When the Americans become willing and ready to fight in the civil war, the union leaders and President Lincoln are not sure of involving black troops in the war. Douglass, who is known for his brave efforts of fighting slavery, as well as the skills of a public speaking, becomes a consultant of Lincoln and convinces him on making the slaves a part of the Union forces. It is made with an aim to manifest the war as the anti slavery campaign (America’s story, 2012). The President accepts the idea and announces that the slaves are free and will also serve in the Union army. At the end of the war, over one hundred and eighty-six thousand men both African Americans had been enlisted. Douglass works in the capacity of a recruiter in many regions and signs up the slaves to serve in the Union army. Douglass also recruits Lewis and Charles who also join the 54th Massachusetts. This army unit consisted of black people who volunteered to fight a serious battle at South Carolina in a place called Fort Wagner in the year 1863.

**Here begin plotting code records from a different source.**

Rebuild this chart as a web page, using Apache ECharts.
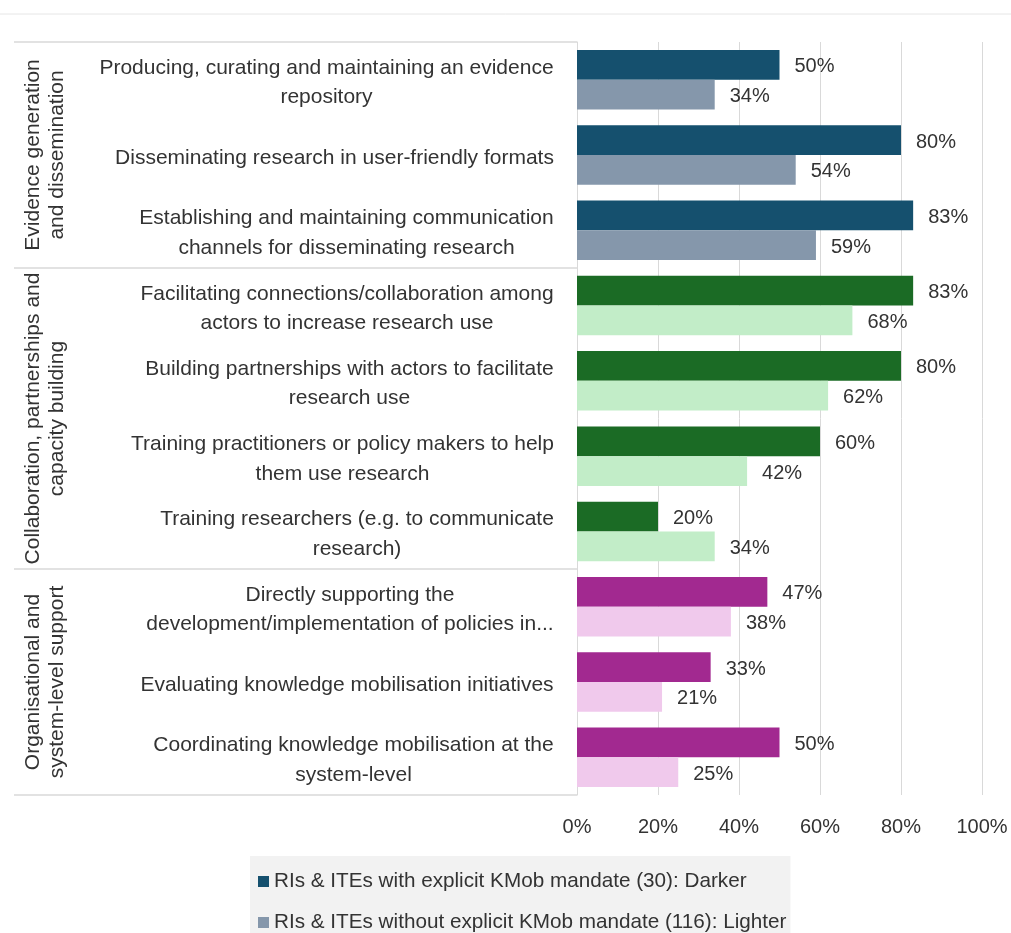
<!DOCTYPE html>
<html>
<head>
<meta charset="utf-8">
<script src="https://cdn.jsdelivr.net/npm/echarts@6/dist/echarts.min.js"></script>
<style>
  html, body { margin: 0; padding: 0; background: #ffffff; }
  #chart { width: 1011px; height: 933px; }
</style>
</head>
<body>
<div id="chart"></div>
<script>
// Knowledge-mobilisation activities, share of organisations reporting each one
const categories = [
  'Producing, curating and maintaining an evidence\nrepository',
  'Disseminating research in user-friendly formats',
  'Establishing and maintaining communication\nchannels for disseminating research',
  'Facilitating connections/collaboration among\nactors to increase research use',
  'Building partnerships with actors to facilitate\nresearch use',
  'Training practitioners or policy makers to help\nthem use research',
  'Training researchers (e.g. to communicate\nresearch)',
  'Directly supporting the\ndevelopment/implementation of policies in...',
  'Evaluating knowledge mobilisation initiatives',
  'Coordinating knowledge mobilisation at the\nsystem-level'
];
// Which activity group each category belongs to (index into groupNames)
const categoryGroup = [0, 0, 0, 1, 1, 1, 1, 2, 2, 2];
const groupNames = [
  'Evidence generation\nand dissemination',
  'Collaboration, partnerships and\ncapacity building',
  'Organisational and\nsystem-level support'
];
const seriesNames = [
  'RIs & ITEs with explicit KMob mandate (30): Darker',
  'RIs & ITEs without explicit KMob mandate (116): Lighter'
];
const withMandate    = [50, 80, 83, 83, 80, 60, 20, 47, 33, 50];
const withoutMandate = [34, 54, 59, 68, 62, 42, 34, 38, 21, 25];
const xTicks = [0, 20, 40, 60, 80, 100];

// Group palettes: [darker, lighter]
const groupColors = [
  ['#15506e', '#8597ab'],
  ['#1b6b25', '#c2edc8'],
  ['#a22990', '#f0c9ec']
];

const FONT = 'Liberation Sans, Arial, sans-serif';
const TEXT = '#333333';
const LINE = '#d9d9d9';
const CAT_SIZE = 21;

// Measure the widest line of each label so its lines can be centred
// on each other while the block stays right-aligned against the axis.
const measureCtx = document.createElement('canvas').getContext('2d');
measureCtx.font = CAT_SIZE + 'px ' + FONT;
const rich = {};
categories.forEach((c, i) => {
  const w = Math.max(...c.split('\n').map(l => measureCtx.measureText(l).width));
  rich['c' + i] = {
    width: Math.ceil(w) + 2, align: 'center',
    fontSize: CAT_SIZE, lineHeight: 29.5, color: TEXT, fontFamily: FONT
  };
});

const gridTop = 42, gridBottom = 138, gridLeft = 577, gridRight = 29;

function barData(values, shade) {
  return values.map((v, i) => ({
    value: v,
    itemStyle: { color: groupColors[categoryGroup[i]][shade] }
  }));
}

const valueLabel = {
  show: true, position: 'right', distance: 15, offset: [0, 2],
  formatter: p => p.value + '%',
  fontSize: 20, color: TEXT, fontFamily: FONT
};

const chart = echarts.init(document.getElementById('chart'), null, { renderer: 'canvas' });

chart.setOption({
  backgroundColor: '#ffffff',
  animation: false,
  textStyle: { fontFamily: FONT },
  grid: { left: gridLeft, right: gridRight, top: gridTop, bottom: gridBottom, containLabel: false },
  xAxis: {
    type: 'value',
    min: xTicks[0],
    max: xTicks[xTicks.length - 1],
    interval: 20,
    axisLine: { show: false },
    axisTick: { show: false },
    splitLine: { lineStyle: { color: LINE, width: 1 } },
    axisLabel: {
      formatter: v => v + '%',
      fontSize: 20, color: TEXT, fontFamily: FONT, margin: 22
    }
  },
  yAxis: {
    type: 'category',
    inverse: true,
    data: categories,
    axisLine: { show: true, lineStyle: { color: LINE, width: 1 } },
    axisTick: { show: false },
    axisLabel: {
      margin: 22,
      align: 'right',
      interval: 0,
      padding: [6, 0, 0, 0],
      formatter: (val, idx) => val.split('\n').map(l => '{c' + idx + '|' + l + '}').join('\n'),
      rich: rich
    }
  },
  legend: {
    orient: 'vertical',
    left: 250,
    bottom: -16,
    data: seriesNames,
    icon: 'rect',
    itemWidth: 11,
    itemHeight: 11,
    itemGap: 20,
    backgroundColor: '#f2f2f2',
    padding: [15, 4, 16, 8],
    textStyle: { fontSize: 20.7, color: TEXT, fontFamily: FONT }
  },
  series: [
    {
      name: seriesNames[0],
      type: 'bar',
      data: barData(withMandate, 0),
      itemStyle: { color: groupColors[0][0] },
      barGap: '0%',
      barCategoryGap: '21%',
      label: valueLabel
    },
    {
      name: seriesNames[1],
      type: 'bar',
      data: barData(withoutMandate, 1),
      itemStyle: { color: groupColors[0][1] },
      barGap: '0%',
      barCategoryGap: '21%',
      label: valueLabel
    }
  ]
});

// Group frame and rotated group titles on the left of the category labels
function drawGroups() {
  const p0 = chart.convertToPixel({ yAxisIndex: 0 }, 0);
  const p1 = chart.convertToPixel({ yAxisIndex: 0 }, 1);
  const band = p1 - p0;
  const edgeOf = i => p0 - band / 2 + i * band;
  const boxLeft = 14;
  const elements = [
    { type: 'line', shape: { x1: 0, y1: 14, x2: 1011, y2: 14 },
      style: { stroke: '#e6e6e6', lineWidth: 1 }, silent: true }
  ];
  const bounds = [];
  groupNames.forEach((g, gi) => {
    const idx = categoryGroup.map((v, i) => v === gi ? i : -1).filter(i => i >= 0);
    bounds.push([edgeOf(idx[0]), edgeOf(idx[idx.length - 1] + 1)]);
  });
  const ys = [bounds[0][0]].concat(bounds.map(b => b[1]));
  ys.forEach(y => elements.push({
    type: 'line', shape: { x1: boxLeft, y1: y, x2: gridLeft, y2: y },
    style: { stroke: LINE, lineWidth: 1.5 }, silent: true
  }));
  groupNames.forEach((g, gi) => {
    elements.push({
      type: 'text',
      x: 45,
      y: (bounds[gi][0] + bounds[gi][1]) / 2,
      rotation: Math.PI / 2,
      style: {
        text: g, fill: TEXT, fontSize: 21, fontFamily: FONT,
        align: 'center', verticalAlign: 'middle', lineHeight: 24
      },
      silent: true
    });
  });
  chart.setOption({ graphic: elements });
}
drawGroups();
</script>
</body>
</html>
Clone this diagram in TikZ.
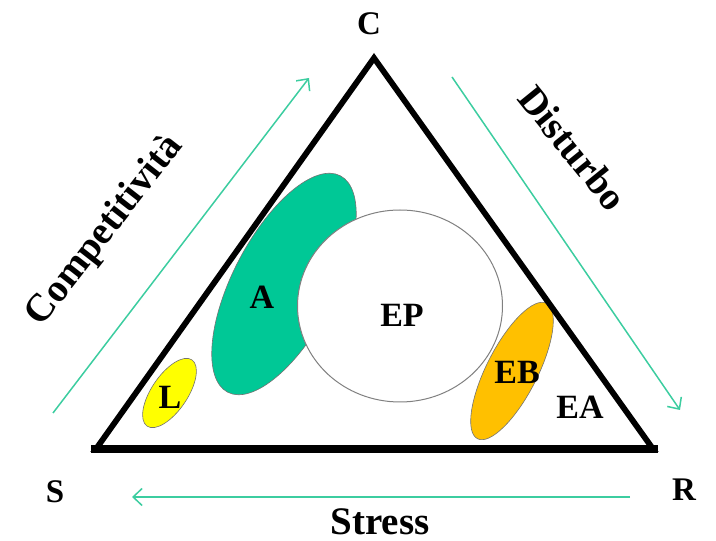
\documentclass[tikz,border=0pt]{standalone}
\usepackage{fontspec}
\setmainfont{Liberation Serif}
\usetikzlibrary{arrows.meta}
\definecolor{agreen}{RGB}{0,200,150}
\definecolor{arrowc}{RGB}{60,205,160}
\definecolor{lyellow}{RGB}{255,255,0}
\definecolor{eborange}{RGB}{255,192,0}
\begin{document}
\begin{tikzpicture}[x=1pt,y=1pt,
  lbl/.style={font=\fontsize{34}{36}\selectfont\bfseries, inner sep=0pt},
  vlbl/.style={font=\fontsize{33}{34}\selectfont\bfseries, inner sep=0pt},
  biglbl/.style={font=\fontsize{39}{40}\selectfont\bfseries, inner sep=0pt},
  trend/.style={draw=arrowc, line width=1.5pt, -{Straight Barb[length=9pt,width=17pt,line width=1.5pt]}},
  region/.style={draw=black!55, line width=0.6pt},
  side/.style={draw=black, line width=5.8pt, line join=miter}]
\useasboundingbox (0,0) rectangle (716,541);
% vertices
\coordinate (vC) at (374,483);
\coordinate (vS) at (96,92);
\coordinate (vR) at (653,92);
\coordinate (bL) at (91,92);
\coordinate (bR) at (658,92);
% regions
\fill[agreen, region, rotate around={62.5:(284,257)}] (284,257) ellipse [x radius=122, y radius=51];
\fill[eborange, region, rotate around={63:(512,170)}] (512,170) ellipse [x radius=76, y radius=25.5];
\fill[lyellow, region, rotate around={56:(169.5,148)}] (169.5,148) ellipse [x radius=40, y radius=18];
\filldraw[fill=white, draw=black!50, line width=1pt] (400,235) ellipse [x radius=102.5, y radius=96];
% triangle
\draw[side] (vS) -- (vC) -- (vR) -- cycle;
\draw[draw=black, line width=8pt] (bL) -- (bR);
% labels
\node[vlbl] (C) at (369,517) {C};
\node[vlbl] (S) at (55,49) {S};
\node[vlbl] (R) at (684,51) {R};
\node[lbl] (A) at (262,244) {A};
\node[lbl] (EP) at (402,226) {EP};
\node[lbl] (EB) at (517,169) {EB};
\node[lbl] (EA) at (580,134) {EA};
\node[lbl] (L) at (170,144) {L};
\node[biglbl, rotate=52] (comp) at (105,310) {Competitività};
\node[biglbl, rotate=-51] (dist) at (573,393) {Disturbo};
\node[biglbl] (stress) at (380,19) {Stress};
% trend arrows
\coordinate (c1) at (53,128);
\coordinate (c2) at (309,463);
\coordinate (d1) at (452,464);
\coordinate (d2) at (680,131);
\coordinate (s1) at (630,44);
\coordinate (s2) at (132,44);
\draw[trend] (c1) -- (c2);
\draw[trend] (d1) -- (d2);
\draw[trend] (s1) -- (s2);
\end{tikzpicture}
\end{document}
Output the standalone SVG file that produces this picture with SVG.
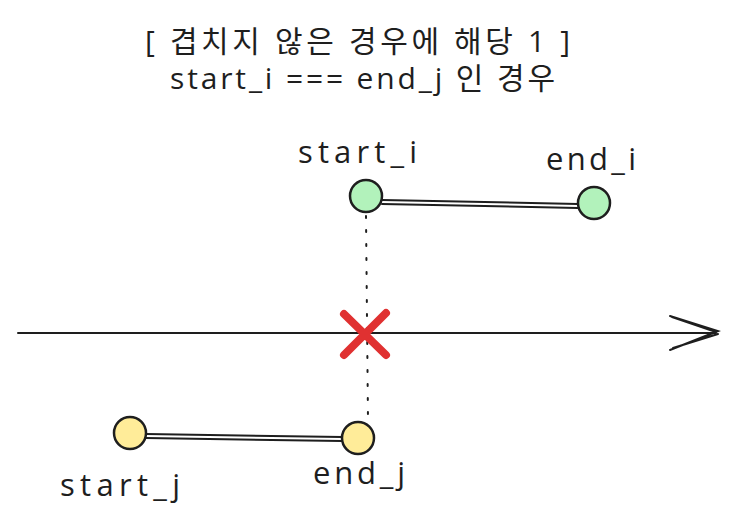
<svg xmlns="http://www.w3.org/2000/svg" width="736" height="527" viewBox="0 0 736 527">
<style>
.t{font-family:"Open Sans","Noto Sans CJK KR",sans-serif;fill:#1e1e1e;font-size:30px}
.lbl{font-family:"Open Sans","Noto Sans CJK KR",sans-serif;fill:#1e1e1e;font-size:31px}
.ln{stroke:#1e1e1e;stroke-width:2;fill:none;stroke-linecap:round}
.gc{fill:#b2f2bb;stroke:#1e1e1e;stroke-width:2.5}
.yc{fill:#ffec99;stroke:#1e1e1e;stroke-width:2.5}
</style>
<rect width="736" height="527" fill="#ffffff"/>
<g id="title">
<text class="t" x="145" y="52" textLength="425" lengthAdjust="spacing">[ 겹치지 않은 경우에 해당  1 ]</text>
<text class="t" x="170" y="89" textLength="385" lengthAdjust="spacing">start_i === end_j 인 경우</text>
</g>
<g id="connectors">
<path class="ln" d="M382 200 L578 204 M382 204 L578 208"/>
<path class="ln" d="M146 434 L342 437 M146 438 L342 441"/>
<path class="ln" d="M366 216 L368 420" stroke-dasharray="2 12" stroke-width="2.5"/>
<path class="ln" d="M18 333 L716 333" stroke-width="2.5"/>
<path class="ln" d="M670 316 L718 331 L670 350 M672 317 L716 332 M718 334 L673 348"/>
</g>
<g id="start_i">
<circle class="gc" cx="366" cy="196" r="16"/>
<text class="lbl" x="298" y="163" textLength="119" lengthAdjust="spacing">start_i</text>
</g>
<g id="end_i">
<circle class="gc" cx="594" cy="203" r="16"/>
<text class="lbl" x="546" y="170" textLength="90" lengthAdjust="spacing">end_i</text>
</g>
<g id="start_j">
<circle class="yc" cx="130" cy="433" r="16"/>
<text class="lbl" x="60" y="496" textLength="120" lengthAdjust="spacing">start_j</text>
</g>
<g id="end_j">
<circle class="yc" cx="358" cy="438" r="16"/>
<text class="lbl" x="313" y="484" textLength="92" lengthAdjust="spacing">end_j</text>
</g>
<g id="cross">
<path d="M344 314 L386 355 M386 313 L344 355" stroke="#e03131" stroke-width="8" stroke-linecap="round" fill="none"/>
</g>
</svg>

The narrative of Frederick Douglass is full of stories. It covers his life especially in slavery, the way he escaped from the bondage, the connection he had with the movements of the anti slavery as well as the history since 1818 to 1895. The narrative describes a man who was determined in achieving his dream and never turned back until he had realized them.

This paper has discussed slavery through Frederick Douglass’ experiences from his autobiography, Douglass’ opinions concerning the slave system, slave masters, slavery and his religious faith, his ambitions and dreams first as a slave and then as a fugitive, his introduction to the world of abolitionists, his extensive work as an abolitionist, and his views on attaining his freedom. The views of Douglass on the Civil War, on Abraham Lincoln, and his work in the Civil War have been analyzed.